Vol. 23 no. 15 2007, pages 2013–2014
Tree Gibbs Sampler: identifying conserved motifs without
aligning orthologous sequences
, Haiyan Hu
and Xiaoman Shawn Li
Division of Biostatistics and
Center for Computational Biology and Bioinformatics, School of Medicine,
Indiana University, 410 West 10th Street, Indianapolis, IN 46202, USA
Received on February 3, 2007; revised on April 17, 2007; accepted on May 18, 2007
Advance Access publication May 31, 2007
Associate Editor: Alfonso Valencia
Tree Gibbs Sampler is a software for identifying motifs by
simultaneously using the motif overrepresentation property and the
motif evolutionary conservation property. It identifies motifs without
depending on pre-aligned orthologous sequences, which makes it
useful for the extraction of regulatory elements in multiple genomes
of both closely related and distant species.
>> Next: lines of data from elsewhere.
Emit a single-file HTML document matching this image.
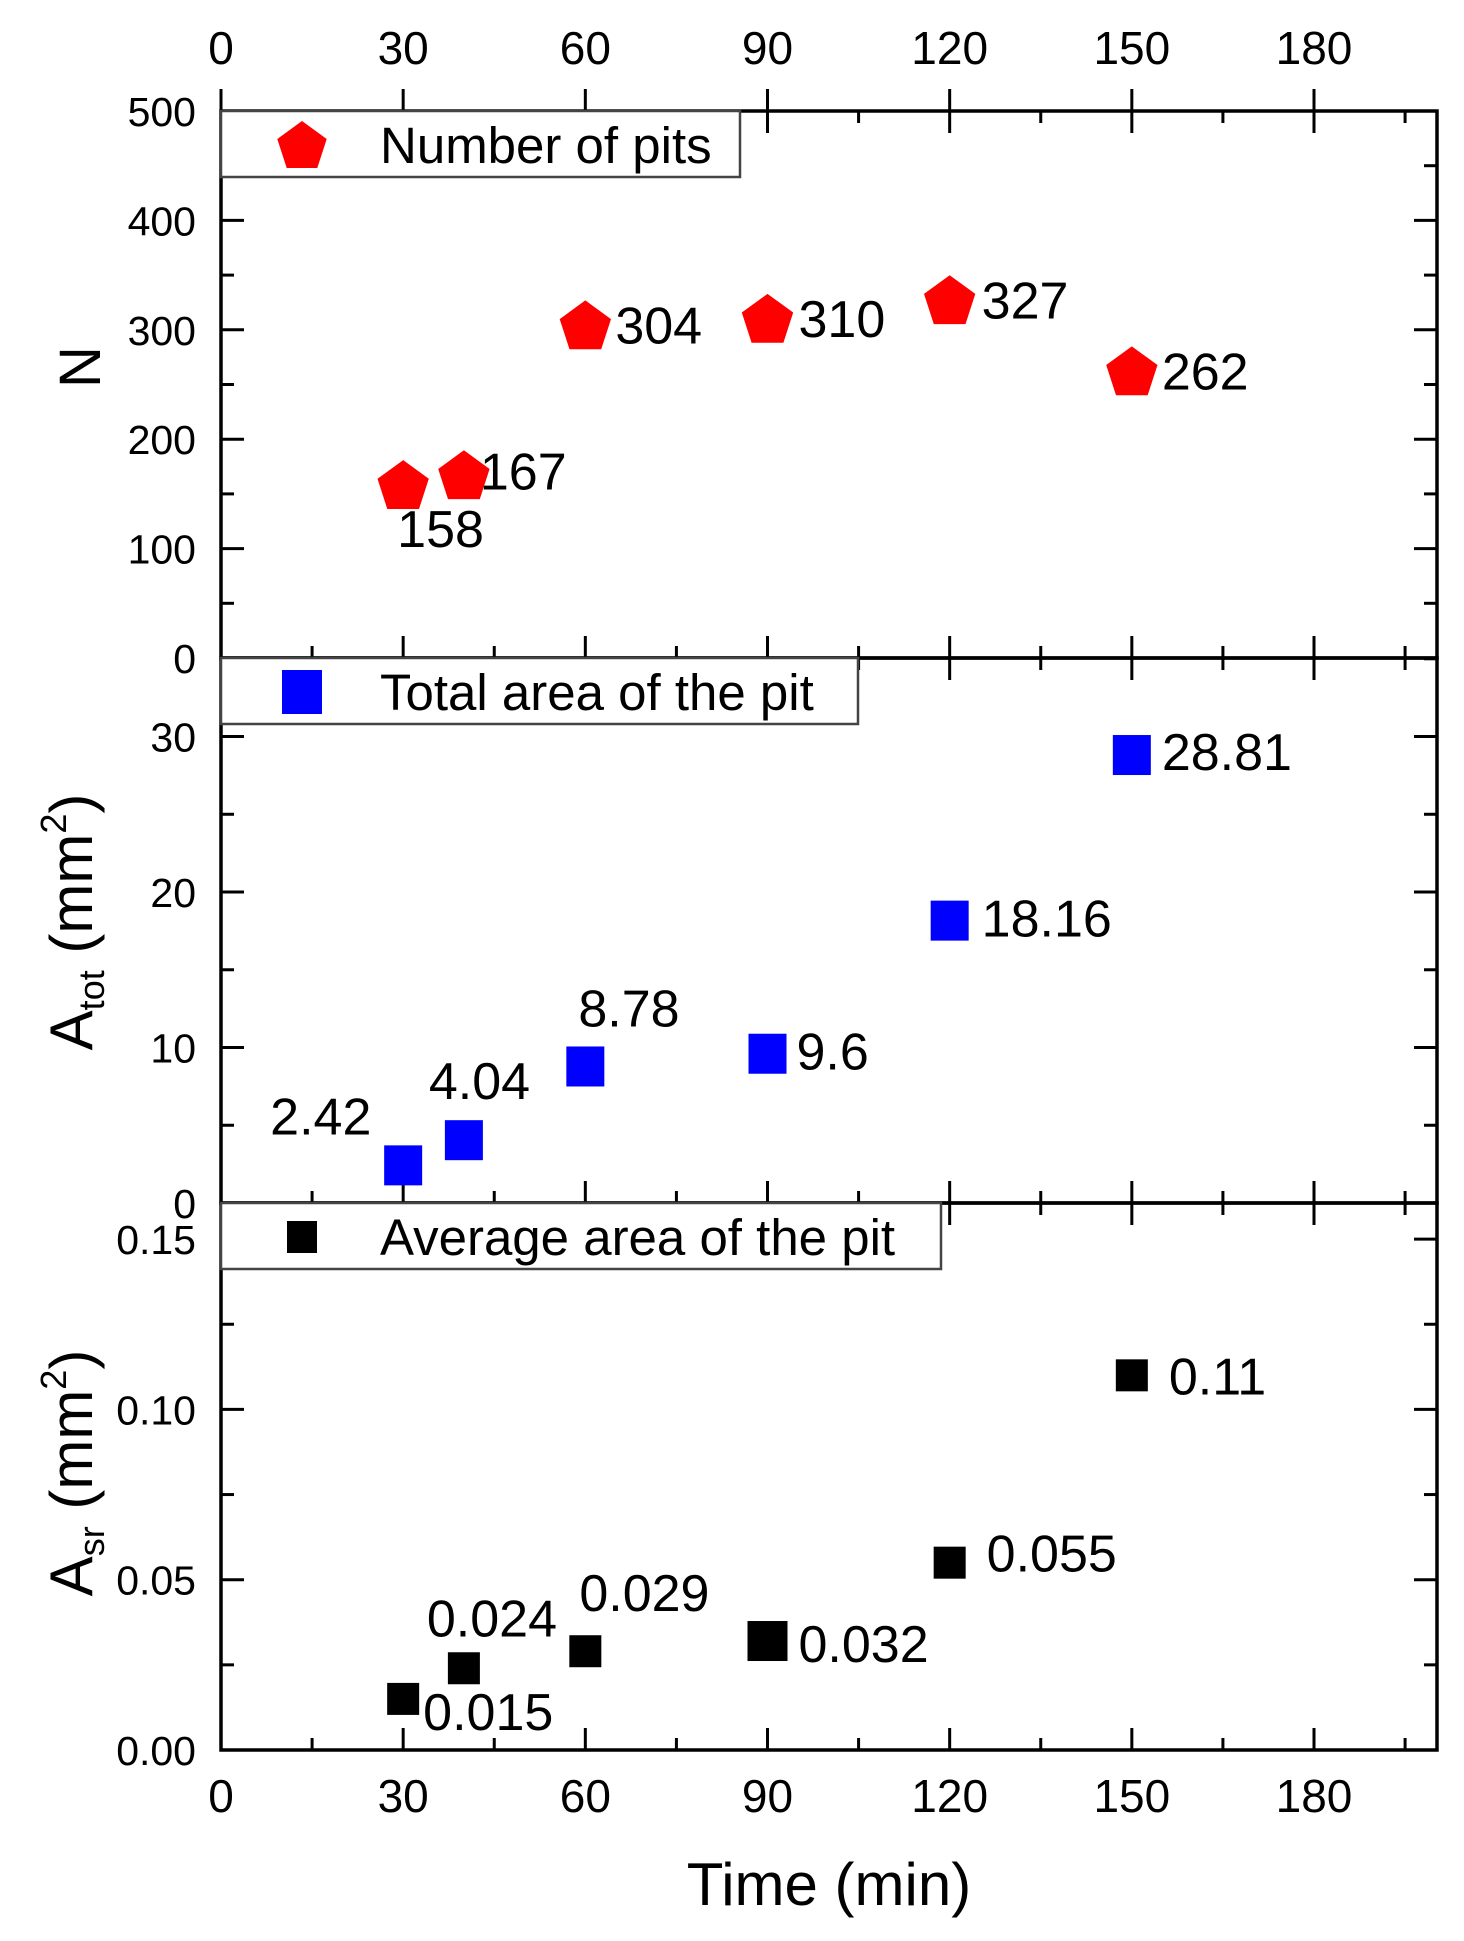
<!DOCTYPE html>
<html><head><meta charset="utf-8"><style>
html,body{margin:0;padding:0;background:#fff;}
svg{display:block;font-family:"Liberation Sans",Arial,sans-serif;}
</style></head><body>
<svg id="chart" width="1464" height="1941" viewBox="0 0 1464 1941" xmlns="http://www.w3.org/2000/svg">
<g id="g"></g>
</svg>
<script>
const times = [30, 40, 60, 90, 120, 150];
const pitCount = [158, 167, 304, 310, 327, 262];
const pitCountLabels = ["158","167","304","310","327","262"];
const totalArea = [2.42, 4.04, 8.78, 9.6, 18.16, 28.81];
const totalAreaLabels = ["2.42","4.04","8.78","9.6","18.16","28.81"];
const avgArea = [0.015, 0.024, 0.029, 0.032, 0.055, 0.11];
const avgAreaLabels = ["0.015","0.024","0.029","0.032","0.055","0.11"];
const xTicks = [0, 30, 60, 90, 120, 150, 180];
const nTicks = [0, 100, 200, 300, 400, 500];
const totTicks = [0, 10, 20, 30];
const avgTicks = ["0.00","0.05","0.10","0.15"];

const NS = "http://www.w3.org/2000/svg";
const g = document.getElementById('g');
const L = 221, R = 1437;
const xS = v => L + v * (1314 - L) / 180;
const xMax = (R - L) / ((1314 - L) / 180);
const panels = [
  {top:111, bot:658, min:0, max:500},
  {top:658, bot:1203, min:0, max:35.05},
  {top:1203, bot:1750, min:0, max:0.1606}
];
const yS = (p, v) => p.bot - (v - p.min) / (p.max - p.min) * (p.bot - p.top);

function el(tag, attrs, parent) {
  const e = document.createElementNS(NS, tag);
  for (const k in attrs) e.setAttribute(k, attrs[k]);
  (parent || g).appendChild(e);
  return e;
}
function txt(s, x, y, size, anchor, parent) {
  const t = el('text', {x:x, y:y, 'font-size':size, 'text-anchor':anchor||'start', fill:'#000'}, parent);
  t.textContent = s;
  return t;
}

panels.forEach((p, i) => {
  const fr = el('rect', {x:L, y:p.top, width:R-L, height:p.bot-p.top, fill:'none', stroke:'#000', 'stroke-width':3.5});
  
  
  for (let v = 0; v <= xMax; v += 15) {
    const x = xS(v), maj = v % 30 === 0;
    const len = maj ? 22 : 12;
    el('line', {x1:x, y1:p.bot, x2:x, y2:p.bot-len, stroke:'#000', 'stroke-width':3});
    el('line', {x1:x, y1:p.top, x2:x, y2:p.top+len, stroke:'#000', 'stroke-width':3});
  }
});
xTicks.forEach(v => { el('line', {x1:xS(v), y1:111, x2:xS(v), y2:89, stroke:'#000', 'stroke-width':3}); });

function yTicks(p, step, minorStep, labels, vals, name) {
  for (let v = p.min; v <= p.max + 1e-9; v += minorStep) {
    const y = yS(p, v);
    const maj = Math.abs(v / step - Math.round(v / step)) < 1e-6;
    const len = maj ? 23 : 13;
    el('line', {x1:L, y1:y, x2:L+len, y2:y, stroke:'#000', 'stroke-width':3});
    el('line', {x1:R, y1:y, x2:R-len, y2:y, stroke:'#000', 'stroke-width':3});
  }
  vals.forEach((v, i) => {
    const t = txt(labels[i], 196, yS(p, v) + 15, 41, 'end');
    
    
  });
}
yTicks(panels[0], 100, 50, nTicks.map(String), nTicks, 'n-axis');
yTicks(panels[1], 10, 5, totTicks.map(String), totTicks, 'atot-axis');
yTicks(panels[2], 0.05, 0.025, avgTicks, avgTicks.map(Number), 'asr-axis');

xTicks.forEach(v => {
  const t1 = txt(String(v), xS(v), 64, 46, 'middle');
  
  
  const t2 = txt(String(v), xS(v), 1812, 46, 'middle');
  
  
});

function legend(y0, w, name, label, drawSym) {
  const r = el('rect', {x:L, y:y0, width:w, height:66, fill:'#fff', stroke:'#444', 'stroke-width':2.5});
  
  
  drawSym(302, y0 + 34);
  const t = txt(label, 380, y0 + 52, 51);
  
  
}
function pentagon(cx, cy, r) {
  const pts = [];
  for (let k = 0; k < 5; k++) {
    const a = -Math.PI / 2 + k * 2 * Math.PI / 5;
    pts.push((cx + r * Math.cos(a)).toFixed(1) + ',' + (cy + 2 + r * Math.sin(a)).toFixed(1));
  }
  return el('polygon', {points:pts.join(' '), fill:'#ff0000'});
}
legend(111, 519, 'legend-number-of-pits', 'Number of pits', (x, y) => { pentagon(x, y, 26); });
legend(658, 637, 'legend-total-area', 'Total area of the pit', (x, y) => { el('rect', {x:x-20, y:y-22, width:40, height:44, fill:'#0000ff'}); });
legend(1203, 720, 'legend-average-area', 'Average area of the pit', (x, y) => { el('rect', {x:x-15, y:y-16, width:30, height:32, fill:'#000'}); });

const nOff = [[-6,62],[16,14],[30,18],[31,18],[32,18],[30,18]];
const tOff = [[-133,-31],[-35,-41],[-7,-40],[29,16],[32,16],[30,15]];
const aOff = [[20,31],[-37,-32],[-6,-40],[31,21],[37,9],[37,19]];
times.forEach((t, i) => {
  const x = xS(t);
  let y = yS(panels[0], pitCount[i]);
  const pm = pentagon(x, y, 27);
  
  
  let lb = txt(pitCountLabels[i], x + nOff[i][0], y + nOff[i][1], 52);
  
  
  y = yS(panels[1], totalArea[i]);
  const bm = el('rect', {x:x-19, y:y-20, width:38, height:40, fill:'#0000ff'});
  
  
  lb = txt(totalAreaLabels[i], x + tOff[i][0], y + tOff[i][1], 52);
  
  
  y = yS(panels[2], avgArea[i]);
  const s = t === 90 ? 40 : 32;
  const km = el('rect', {x:x-s/2, y:y-s/2, width:s, height:s, fill:'#000'});
  
  
  lb = txt(avgAreaLabels[i], x + aOff[i][0], y + aOff[i][1], 52);
  
  
});

let t = txt('Time (min)', 829, 1905, 60, 'middle');



const n = el('text', {x:0, y:0, 'font-size':58, 'text-anchor':'middle', transform:'translate(100,367) rotate(-90)'});
n.textContent = 'N';



const at = el('text', {x:0, y:0, 'font-size':60, 'text-anchor':'middle', transform:'translate(92,922) rotate(-90)'});
at.innerHTML = 'A<tspan font-size="36" dy="12">tot</tspan><tspan dy="-12"> (mm</tspan><tspan font-size="36" dy="-26">2</tspan><tspan dy="26">)</tspan>';



const as = el('text', {x:0, y:0, 'font-size':60, 'text-anchor':'middle', transform:'translate(92,1473) rotate(-90)'});
as.innerHTML = 'A<tspan font-size="36" dy="12">sr</tspan><tspan dy="-12"> (mm</tspan><tspan font-size="36" dy="-26">2</tspan><tspan dy="26">)</tspan>';


</script>
</body></html>
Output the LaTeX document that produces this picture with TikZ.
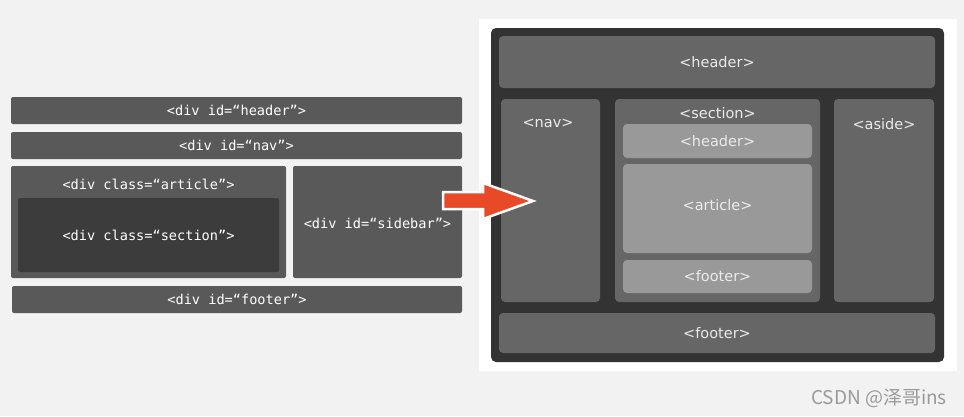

The Tree Gibbs Sampler software is freely down-
loadable at https://compbio.iupui.edu/xiaomanli/LiSoftware/retrieve.
A transcription factor can bind to short DNA segments in the
regulatory regions of many different genes to control their
expression. The common pattern of these short DNA segments
bound by a transcription factor is called a motif. Recently,
many computational methods have been developed to identify
motifs by finding overrepresented and conserved DNA
segments (putative motif instances) in the regulatory regions
of a set of candidate genes in multiple related species (Liu, 2004;
Moses, 2004; Prakash, 2004, 2005; Sinha, 2004; Wang, 2003).
Most of these methods align orthologous sequences first and
then identify motifs from the aligned orthologous sequences,
often without taking the species divergent time into account.
However, motif instances are not always aligned with their
counterpart motif instances in the multiple alignments of
orthologous sequences (Li, 2005). Moreover, without taking the
divergent time into account, one often cannot distinguish
the conserved segments due to the short divergent time from the
conserved segments due to the functionality. Here we developed
a useful software, Tree Gibbs Sampler (TGS), which identifies
motifs from unaligned orthologous sequences by taking the
divergent time into account properly.